Give an exact copy of every line, leaving images out.

_ _ _ _

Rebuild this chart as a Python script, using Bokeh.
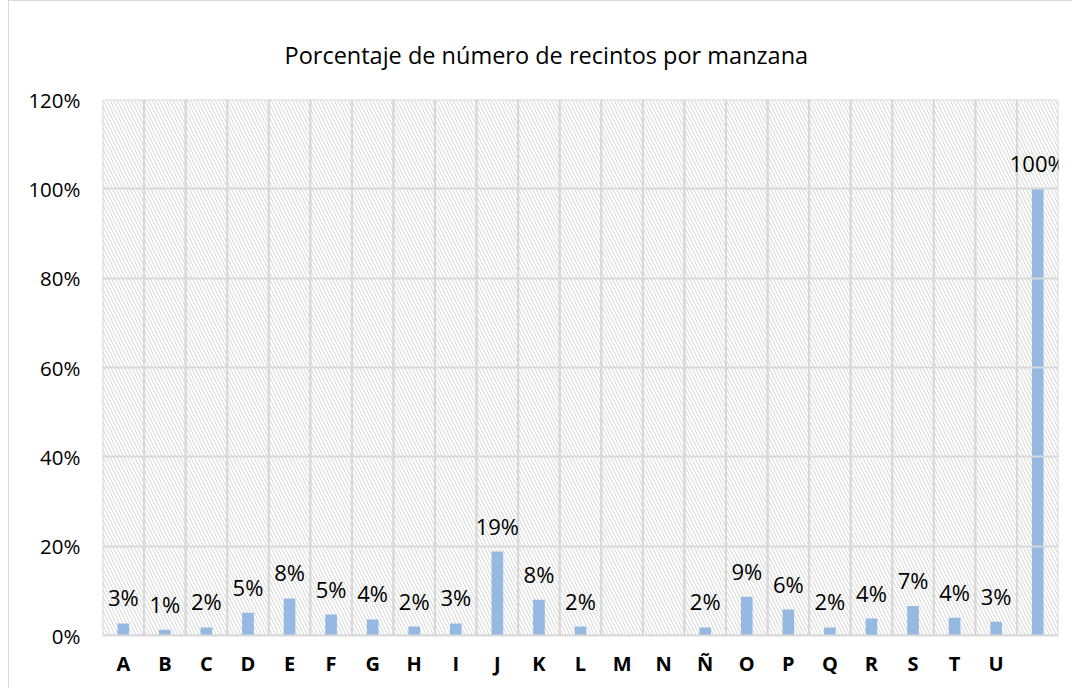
from bokeh.plotting import figure
from bokeh.models import ColumnDataSource, FactorRange, Range1d, NumeralTickFormatter, FixedTicker
from bokeh.core.properties import value
from bokeh.embed import file_html
from bokeh.resources import INLINE

categories = ["A", "B", "C", "D", "E", "F", "G", "H", "I", "J", "K", "L",
              "M", "N", "Ñ", "O", "P", "Q", "R", "S", "T", "U", " "]
percentages = [0.027, 0.013, 0.018, 0.051, 0.083, 0.047, 0.036, 0.020, 0.027,
               0.188, 0.080, 0.020, 0.0, 0.0, 0.018, 0.087, 0.058, 0.018,
               0.038, 0.066, 0.040, 0.031, 1.0]
y_ticks = [0.0, 0.2, 0.4, 0.6, 0.8, 1.0, 1.2]
title_text = "Porcentaje de número de recintos por manzana"

labels = [f"{round(v * 100):d}%" if v > 0 else "" for v in percentages]

src = ColumnDataSource(data=dict(cat=categories, val=percentages, lab=labels,
                                 full=[y_ticks[-1]] * len(categories)))

FONT = "Open Sans"

p = figure(x_range=FactorRange(*categories, range_padding=0),
           y_range=Range1d(0, 1.2),
           width=1064, height=688,
           output_backend="svg", toolbar_location=None,
           min_border_left=93, min_border_right=15,
           min_border_top=98, min_border_bottom=54,
           title=title_text)

p.styles = {"margin-left": "8px", "margin-top": "0px",
            "border-left": "1px solid #d9d9d9", "border-top": "1px solid #d9d9d9"}

p.title.text_font = FONT
p.title.text_font_size = "23.5px"
p.title.text_font_style = "normal"
p.title.text_color = "#000000"
p.title.align = "left"
p.title.offset = 182
p.title.standoff = 57

p.outline_line_color = None
p.background_fill_color = "white"
p.border_fill_color = "white"

# hatched plot-area background, one cell per category (outlines give the vertical grid)
p.vbar(x="cat", top="full", bottom=0, width=1.0, source=src,
       fill_alpha=0, hatch_pattern="\\", hatch_color="#d4d4d4",
       hatch_scale=7, hatch_weight=1,
       line_color="#d9d9d9", line_width=2)

p.xgrid.grid_line_color = None
p.ygrid.grid_line_color = "#d9d9d9"
p.ygrid.grid_line_width = 2
p.ygrid.level = "glyph"

p.vbar(x="cat", top="val", bottom=0, width=0.28, source=src,
       fill_color="#95b9e1", line_color=None)

p.text(x="cat", y="val", text="lab", source=src,
       text_align="center", text_baseline="alphabetic", y_offset=-26,
       text_font=value(FONT), text_font_size="22px", text_color="#000000")

p.yaxis.ticker = FixedTicker(ticks=y_ticks)
p.yaxis.formatter = NumeralTickFormatter(format="0%")
p.yaxis.axis_line_color = None
p.yaxis.major_tick_line_color = None
p.yaxis.minor_tick_line_color = None
p.yaxis.major_label_standoff = 16
p.yaxis.major_label_text_font = FONT
p.yaxis.major_label_text_font_size = "20.5px"
p.yaxis.major_label_text_color = "#000000"

p.xaxis.axis_line_color = "#d9d9d9"
p.xaxis.axis_line_width = 2
p.xaxis.major_tick_line_color = None
p.xaxis.minor_tick_line_color = None
p.xaxis.major_label_standoff = 8
p.xaxis.major_label_text_font = FONT
p.xaxis.major_label_text_font_style = "bold"
p.xaxis.major_label_text_font_size = "20px"
p.xaxis.major_label_text_color = "#000000"

open("out.html", "w").write(file_html(p, INLINE))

_ _ _ _

→ **Solution to this problem**
Rebuild this chart as a Python script, using Bokeh.
from bokeh.plotting import figure
from bokeh.models import ColumnDataSource, FactorRange, Range1d, NumeralTickFormatter, FixedTicker
from bokeh.core.properties import value
from bokeh.embed import file_html
from bokeh.resources import INLINE

categories = ["A", "B", "C", "D", "E", "F", "G", "H", "I", "J", "K", "L",
              "M", "N", "Ñ", "O", "P", "Q", "R", "S", "T", "U", " "]
percentages = [0.027, 0.013, 0.018, 0.051, 0.083, 0.047, 0.036, 0.020, 0.027,
               0.188, 0.080, 0.020, 0.0, 0.0, 0.018, 0.087, 0.058, 0.018,
               0.038, 0.066, 0.040, 0.031, 1.0]
y_ticks = [0.0, 0.2, 0.4, 0.6, 0.8, 1.0, 1.2]
title_text = "Porcentaje de número de recintos por manzana"

labels = [f"{round(v * 100):d}%" if v > 0 else "" for v in percentages]

src = ColumnDataSource(data=dict(cat=categories, val=percentages, lab=labels,
                                 full=[y_ticks[-1]] * len(categories)))

FONT = "Open Sans"

p = figure(x_range=FactorRange(*categories, range_padding=0),
           y_range=Range1d(0, 1.2),
           width=1064, height=688,
           output_backend="svg", toolbar_location=None,
           min_border_left=93, min_border_right=15,
           min_border_top=98, min_border_bottom=54,
           title=title_text)

p.styles = {"margin-left": "8px", "margin-top": "0px",
            "border-left": "1px solid #d9d9d9", "border-top": "1px solid #d9d9d9"}

p.title.text_font = FONT
p.title.text_font_size = "23.5px"
p.title.text_font_style = "normal"
p.title.text_color = "#000000"
p.title.align = "left"
p.title.offset = 182
p.title.standoff = 57

p.outline_line_color = None
p.background_fill_color = "white"
p.border_fill_color = "white"

# hatched plot-area background, one cell per category (outlines give the vertical grid)
p.vbar(x="cat", top="full", bottom=0, width=1.0, source=src,
       fill_alpha=0, hatch_pattern="\\", hatch_color="#d4d4d4",
       hatch_scale=7, hatch_weight=1,
       line_color="#d9d9d9", line_width=2)

p.xgrid.grid_line_color = None
p.ygrid.grid_line_color = "#d9d9d9"
p.ygrid.grid_line_width = 2
p.ygrid.level = "glyph"

p.vbar(x="cat", top="val", bottom=0, width=0.28, source=src,
       fill_color="#95b9e1", line_color=None)

p.text(x="cat", y="val", text="lab", source=src,
       text_align="center", text_baseline="alphabetic", y_offset=-26,
       text_font=value(FONT), text_font_size="22px", text_color="#000000")

p.yaxis.ticker = FixedTicker(ticks=y_ticks)
p.yaxis.formatter = NumeralTickFormatter(format="0%")
p.yaxis.axis_line_color = None
p.yaxis.major_tick_line_color = None
p.yaxis.minor_tick_line_color = None
p.yaxis.major_label_standoff = 16
p.yaxis.major_label_text_font = FONT
p.yaxis.major_label_text_font_size = "20.5px"
p.yaxis.major_label_text_color = "#000000"

p.xaxis.axis_line_color = "#d9d9d9"
p.xaxis.axis_line_width = 2
p.xaxis.major_tick_line_color = None
p.xaxis.minor_tick_line_color = None
p.xaxis.major_label_standoff = 8
p.xaxis.major_label_text_font = FONT
p.xaxis.major_label_text_font_style = "bold"
p.xaxis.major_label_text_font_size = "20px"
p.xaxis.major_label_text_color = "#000000"

open("out.html", "w").write(file_html(p, INLINE))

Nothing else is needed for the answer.